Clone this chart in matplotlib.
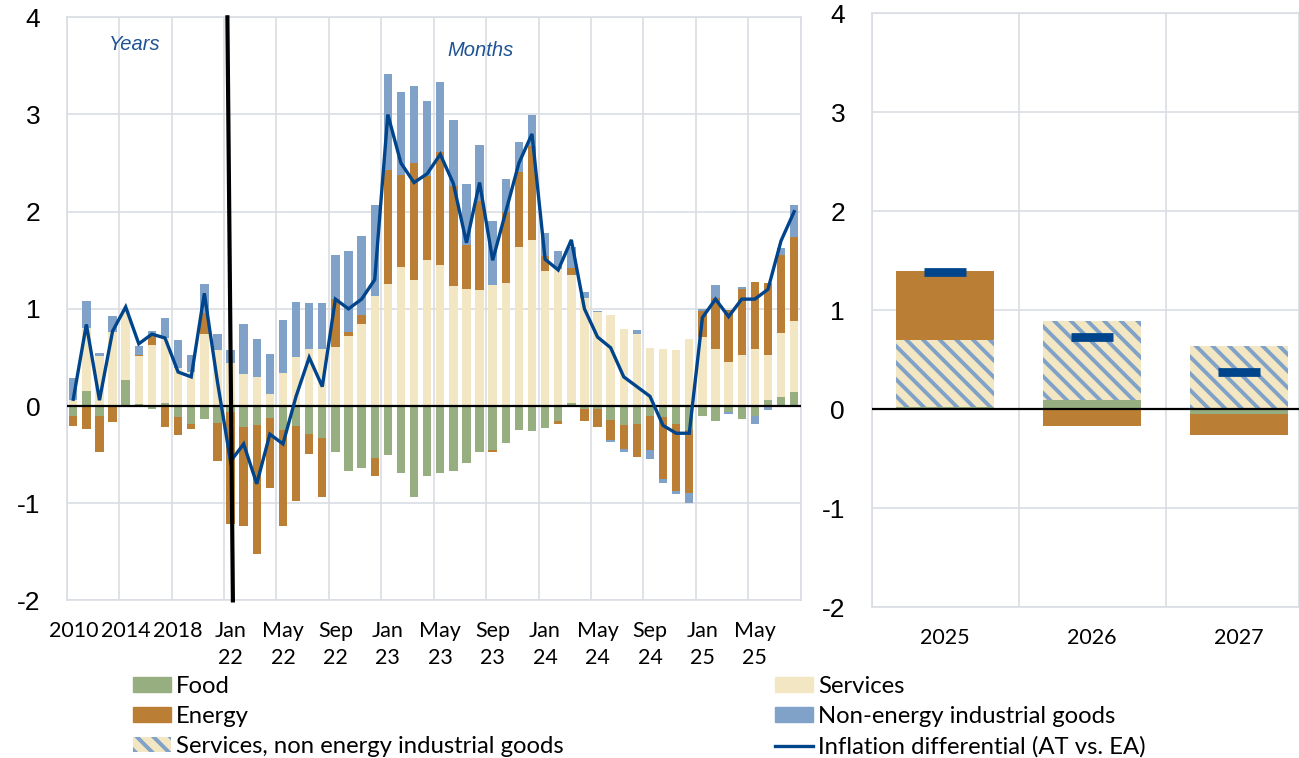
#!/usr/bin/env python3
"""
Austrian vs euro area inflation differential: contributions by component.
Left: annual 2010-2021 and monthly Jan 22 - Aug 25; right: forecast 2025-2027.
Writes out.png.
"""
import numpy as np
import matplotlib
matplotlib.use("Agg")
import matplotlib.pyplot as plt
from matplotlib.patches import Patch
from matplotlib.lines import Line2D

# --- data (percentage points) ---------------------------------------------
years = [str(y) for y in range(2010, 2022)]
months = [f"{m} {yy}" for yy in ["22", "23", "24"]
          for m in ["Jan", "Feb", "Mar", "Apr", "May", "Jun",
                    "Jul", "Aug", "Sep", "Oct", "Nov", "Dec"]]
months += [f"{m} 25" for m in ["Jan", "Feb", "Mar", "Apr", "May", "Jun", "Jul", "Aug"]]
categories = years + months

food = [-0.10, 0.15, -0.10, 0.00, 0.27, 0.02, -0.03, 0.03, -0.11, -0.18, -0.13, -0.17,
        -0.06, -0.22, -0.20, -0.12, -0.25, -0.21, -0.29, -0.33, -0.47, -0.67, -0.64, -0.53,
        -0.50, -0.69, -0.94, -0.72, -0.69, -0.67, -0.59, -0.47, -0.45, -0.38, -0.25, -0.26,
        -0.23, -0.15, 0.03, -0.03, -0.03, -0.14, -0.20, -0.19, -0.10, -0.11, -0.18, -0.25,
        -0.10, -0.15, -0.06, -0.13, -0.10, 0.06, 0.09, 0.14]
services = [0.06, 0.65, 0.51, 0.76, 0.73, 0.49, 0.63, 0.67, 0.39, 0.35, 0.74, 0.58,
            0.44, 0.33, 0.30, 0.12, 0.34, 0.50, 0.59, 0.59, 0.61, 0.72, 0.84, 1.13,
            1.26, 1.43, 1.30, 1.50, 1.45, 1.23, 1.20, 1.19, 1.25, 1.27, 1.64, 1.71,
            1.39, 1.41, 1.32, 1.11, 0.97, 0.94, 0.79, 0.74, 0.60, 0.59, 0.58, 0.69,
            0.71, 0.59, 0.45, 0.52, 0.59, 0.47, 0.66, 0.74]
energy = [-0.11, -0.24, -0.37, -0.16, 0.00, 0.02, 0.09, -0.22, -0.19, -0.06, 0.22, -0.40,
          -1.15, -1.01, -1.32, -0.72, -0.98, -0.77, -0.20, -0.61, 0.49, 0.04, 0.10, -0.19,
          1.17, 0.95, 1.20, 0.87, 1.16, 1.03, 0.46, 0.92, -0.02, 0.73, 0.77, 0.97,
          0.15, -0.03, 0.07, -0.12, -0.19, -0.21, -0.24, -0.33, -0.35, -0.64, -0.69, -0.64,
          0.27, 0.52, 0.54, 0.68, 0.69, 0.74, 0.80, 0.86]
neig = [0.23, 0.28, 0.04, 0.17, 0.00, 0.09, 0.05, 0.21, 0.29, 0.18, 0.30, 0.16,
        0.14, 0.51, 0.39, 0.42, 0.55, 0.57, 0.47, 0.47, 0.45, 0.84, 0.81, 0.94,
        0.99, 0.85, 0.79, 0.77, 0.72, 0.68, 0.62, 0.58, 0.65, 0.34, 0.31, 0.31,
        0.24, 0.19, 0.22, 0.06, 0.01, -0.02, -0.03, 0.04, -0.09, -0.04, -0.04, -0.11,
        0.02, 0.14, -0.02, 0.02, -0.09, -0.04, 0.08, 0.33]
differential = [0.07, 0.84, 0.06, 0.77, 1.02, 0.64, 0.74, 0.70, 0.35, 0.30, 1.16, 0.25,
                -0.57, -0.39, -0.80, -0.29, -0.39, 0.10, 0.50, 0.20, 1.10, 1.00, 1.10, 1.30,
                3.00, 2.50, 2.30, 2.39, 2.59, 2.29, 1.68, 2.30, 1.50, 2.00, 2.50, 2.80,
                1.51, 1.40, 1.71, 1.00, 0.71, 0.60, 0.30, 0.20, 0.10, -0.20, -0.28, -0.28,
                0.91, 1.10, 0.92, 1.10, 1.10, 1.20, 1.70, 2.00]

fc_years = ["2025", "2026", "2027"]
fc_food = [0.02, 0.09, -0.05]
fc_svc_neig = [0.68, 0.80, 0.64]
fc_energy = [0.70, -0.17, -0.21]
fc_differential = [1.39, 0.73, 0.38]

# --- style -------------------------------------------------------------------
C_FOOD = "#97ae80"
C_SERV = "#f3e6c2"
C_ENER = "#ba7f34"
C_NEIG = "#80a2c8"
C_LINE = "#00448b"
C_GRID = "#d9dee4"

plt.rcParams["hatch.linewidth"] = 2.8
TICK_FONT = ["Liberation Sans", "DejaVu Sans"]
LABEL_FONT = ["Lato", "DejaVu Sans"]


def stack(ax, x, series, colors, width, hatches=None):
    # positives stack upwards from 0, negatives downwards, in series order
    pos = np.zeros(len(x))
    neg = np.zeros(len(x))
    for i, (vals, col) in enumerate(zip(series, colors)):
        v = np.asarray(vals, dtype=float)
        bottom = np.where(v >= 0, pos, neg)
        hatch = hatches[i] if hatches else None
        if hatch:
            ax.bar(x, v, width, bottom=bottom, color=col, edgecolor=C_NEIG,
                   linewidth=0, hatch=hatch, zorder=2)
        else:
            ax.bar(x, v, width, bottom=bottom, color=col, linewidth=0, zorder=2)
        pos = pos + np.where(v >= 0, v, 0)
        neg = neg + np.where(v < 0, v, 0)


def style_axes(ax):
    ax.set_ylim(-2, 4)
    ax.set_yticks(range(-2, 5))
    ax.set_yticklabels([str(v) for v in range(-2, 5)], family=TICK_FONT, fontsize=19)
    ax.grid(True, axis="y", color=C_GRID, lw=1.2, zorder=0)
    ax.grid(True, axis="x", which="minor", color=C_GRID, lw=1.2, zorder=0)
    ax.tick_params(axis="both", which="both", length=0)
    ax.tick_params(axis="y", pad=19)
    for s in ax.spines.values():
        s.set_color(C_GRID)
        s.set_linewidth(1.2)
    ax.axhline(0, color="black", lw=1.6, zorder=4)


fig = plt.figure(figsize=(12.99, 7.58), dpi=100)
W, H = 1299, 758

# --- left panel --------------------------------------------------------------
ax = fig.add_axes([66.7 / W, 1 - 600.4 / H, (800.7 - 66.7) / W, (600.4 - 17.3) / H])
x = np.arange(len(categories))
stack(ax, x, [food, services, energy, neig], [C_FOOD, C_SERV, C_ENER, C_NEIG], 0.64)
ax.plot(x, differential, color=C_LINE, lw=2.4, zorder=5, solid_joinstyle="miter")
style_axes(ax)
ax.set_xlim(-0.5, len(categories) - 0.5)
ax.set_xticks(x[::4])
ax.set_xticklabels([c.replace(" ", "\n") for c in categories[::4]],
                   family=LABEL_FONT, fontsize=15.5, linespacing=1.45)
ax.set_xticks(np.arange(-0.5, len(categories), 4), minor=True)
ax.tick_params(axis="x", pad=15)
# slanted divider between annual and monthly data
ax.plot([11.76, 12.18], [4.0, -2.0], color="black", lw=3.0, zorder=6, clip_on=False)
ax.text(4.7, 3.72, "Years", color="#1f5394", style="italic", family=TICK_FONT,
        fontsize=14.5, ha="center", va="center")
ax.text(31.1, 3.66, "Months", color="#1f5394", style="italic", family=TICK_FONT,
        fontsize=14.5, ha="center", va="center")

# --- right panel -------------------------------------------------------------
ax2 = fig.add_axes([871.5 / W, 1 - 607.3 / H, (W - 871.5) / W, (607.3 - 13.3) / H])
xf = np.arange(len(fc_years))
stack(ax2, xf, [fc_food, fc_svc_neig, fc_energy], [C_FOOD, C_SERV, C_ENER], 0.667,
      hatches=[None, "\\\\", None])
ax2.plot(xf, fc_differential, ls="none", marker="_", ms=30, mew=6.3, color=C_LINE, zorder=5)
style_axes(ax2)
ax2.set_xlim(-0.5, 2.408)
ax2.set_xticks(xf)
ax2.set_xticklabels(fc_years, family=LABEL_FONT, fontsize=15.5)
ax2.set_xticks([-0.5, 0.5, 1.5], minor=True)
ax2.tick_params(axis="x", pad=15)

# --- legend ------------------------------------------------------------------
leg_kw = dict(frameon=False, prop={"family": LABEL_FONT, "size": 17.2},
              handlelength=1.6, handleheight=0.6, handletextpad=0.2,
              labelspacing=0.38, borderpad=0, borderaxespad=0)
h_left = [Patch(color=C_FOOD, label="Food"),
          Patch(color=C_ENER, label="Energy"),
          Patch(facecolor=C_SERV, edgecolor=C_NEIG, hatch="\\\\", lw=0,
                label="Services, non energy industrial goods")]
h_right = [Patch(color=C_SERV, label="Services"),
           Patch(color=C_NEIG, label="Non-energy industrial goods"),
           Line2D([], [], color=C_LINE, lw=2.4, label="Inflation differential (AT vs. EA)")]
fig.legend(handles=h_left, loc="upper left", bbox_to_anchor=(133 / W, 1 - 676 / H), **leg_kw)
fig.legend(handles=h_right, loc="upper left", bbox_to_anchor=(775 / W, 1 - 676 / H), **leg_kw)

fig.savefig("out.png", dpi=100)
**********
_WRITTEN TASK_
Please reproduce the listing exactly from its opening line through the line that contains "from matplotlib.lines import Line2D", both included, with all pictures omitted.

_RESPONSE TO THE EXERCISE_
Clone this chart in matplotlib.
#!/usr/bin/env python3
"""
Austrian vs euro area inflation differential: contributions by component.
Left: annual 2010-2021 and monthly Jan 22 - Aug 25; right: forecast 2025-2027.
Writes out.png.
"""
import numpy as np
import matplotlib
matplotlib.use("Agg")
import matplotlib.pyplot as plt
from matplotlib.patches import Patch
from matplotlib.lines import Line2D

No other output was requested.